**Exercise prompt:** Write out the material exactly, with the pictures left out.

**Dataset excerpt:**
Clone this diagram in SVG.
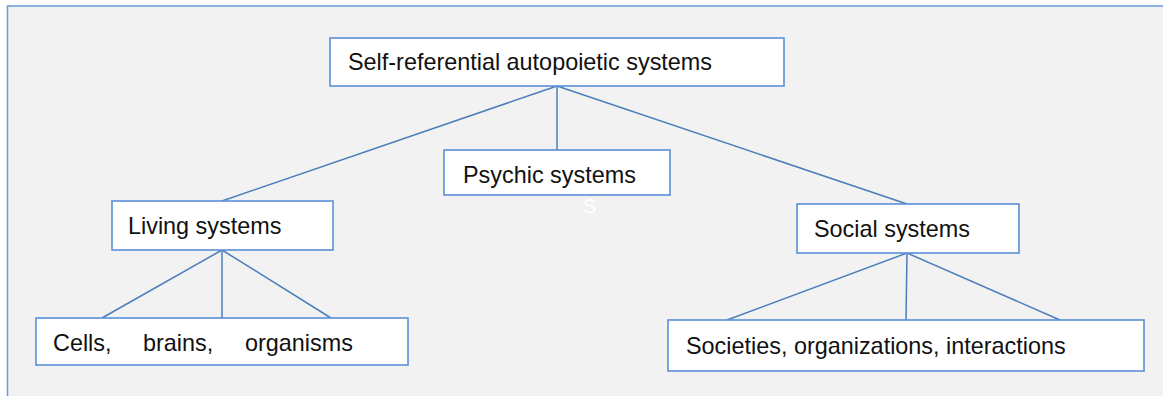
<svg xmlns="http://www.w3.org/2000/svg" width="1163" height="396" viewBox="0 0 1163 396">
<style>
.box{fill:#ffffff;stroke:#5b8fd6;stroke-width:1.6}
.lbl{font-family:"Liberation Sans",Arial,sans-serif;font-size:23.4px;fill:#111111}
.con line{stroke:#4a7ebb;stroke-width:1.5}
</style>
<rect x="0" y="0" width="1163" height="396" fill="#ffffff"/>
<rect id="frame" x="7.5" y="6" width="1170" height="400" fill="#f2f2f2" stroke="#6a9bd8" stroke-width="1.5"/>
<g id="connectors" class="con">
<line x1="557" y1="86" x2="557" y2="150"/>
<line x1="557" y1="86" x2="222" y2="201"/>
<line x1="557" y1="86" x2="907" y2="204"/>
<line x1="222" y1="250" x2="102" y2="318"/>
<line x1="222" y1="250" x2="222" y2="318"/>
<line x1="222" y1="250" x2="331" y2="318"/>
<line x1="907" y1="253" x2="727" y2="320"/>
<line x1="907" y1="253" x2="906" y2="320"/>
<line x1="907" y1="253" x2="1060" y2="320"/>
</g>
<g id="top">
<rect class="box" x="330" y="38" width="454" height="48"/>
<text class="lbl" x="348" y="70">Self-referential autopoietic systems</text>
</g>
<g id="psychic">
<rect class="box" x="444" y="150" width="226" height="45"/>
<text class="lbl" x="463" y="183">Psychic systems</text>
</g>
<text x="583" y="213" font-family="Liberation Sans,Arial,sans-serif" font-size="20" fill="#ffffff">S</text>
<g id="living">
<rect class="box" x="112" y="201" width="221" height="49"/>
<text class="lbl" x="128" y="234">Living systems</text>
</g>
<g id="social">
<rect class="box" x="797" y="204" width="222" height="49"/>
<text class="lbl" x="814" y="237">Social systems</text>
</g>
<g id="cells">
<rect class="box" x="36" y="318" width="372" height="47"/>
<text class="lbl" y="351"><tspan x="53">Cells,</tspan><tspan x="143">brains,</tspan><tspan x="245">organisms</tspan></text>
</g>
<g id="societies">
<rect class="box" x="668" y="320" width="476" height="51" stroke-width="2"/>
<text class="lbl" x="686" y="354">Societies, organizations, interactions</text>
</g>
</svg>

**Worked solution:**
Clone this diagram in SVG.
<svg xmlns="http://www.w3.org/2000/svg" width="1163" height="396" viewBox="0 0 1163 396">
<style>
.box{fill:#ffffff;stroke:#5b8fd6;stroke-width:1.6}
.lbl{font-family:"Liberation Sans",Arial,sans-serif;font-size:23.4px;fill:#111111}
.con line{stroke:#4a7ebb;stroke-width:1.5}
</style>
<rect x="0" y="0" width="1163" height="396" fill="#ffffff"/>
<rect id="frame" x="7.5" y="6" width="1170" height="400" fill="#f2f2f2" stroke="#6a9bd8" stroke-width="1.5"/>
<g id="connectors" class="con">
<line x1="557" y1="86" x2="557" y2="150"/>
<line x1="557" y1="86" x2="222" y2="201"/>
<line x1="557" y1="86" x2="907" y2="204"/>
<line x1="222" y1="250" x2="102" y2="318"/>
<line x1="222" y1="250" x2="222" y2="318"/>
<line x1="222" y1="250" x2="331" y2="318"/>
<line x1="907" y1="253" x2="727" y2="320"/>
<line x1="907" y1="253" x2="906" y2="320"/>
<line x1="907" y1="253" x2="1060" y2="320"/>
</g>
<g id="top">
<rect class="box" x="330" y="38" width="454" height="48"/>
<text class="lbl" x="348" y="70">Self-referential autopoietic systems</text>
</g>
<g id="psychic">
<rect class="box" x="444" y="150" width="226" height="45"/>
<text class="lbl" x="463" y="183">Psychic systems</text>
</g>
<text x="583" y="213" font-family="Liberation Sans,Arial,sans-serif" font-size="20" fill="#ffffff">S</text>
<g id="living">
<rect class="box" x="112" y="201" width="221" height="49"/>
<text class="lbl" x="128" y="234">Living systems</text>
</g>
<g id="social">
<rect class="box" x="797" y="204" width="222" height="49"/>
<text class="lbl" x="814" y="237">Social systems</text>
</g>
<g id="cells">
<rect class="box" x="36" y="318" width="372" height="47"/>
<text class="lbl" y="351"><tspan x="53">Cells,</tspan><tspan x="143">brains,</tspan><tspan x="245">organisms</tspan></text>
</g>
<g id="societies">
<rect class="box" x="668" y="320" width="476" height="51" stroke-width="2"/>
<text class="lbl" x="686" y="354">Societies, organizations, interactions</text>
</g>
</svg>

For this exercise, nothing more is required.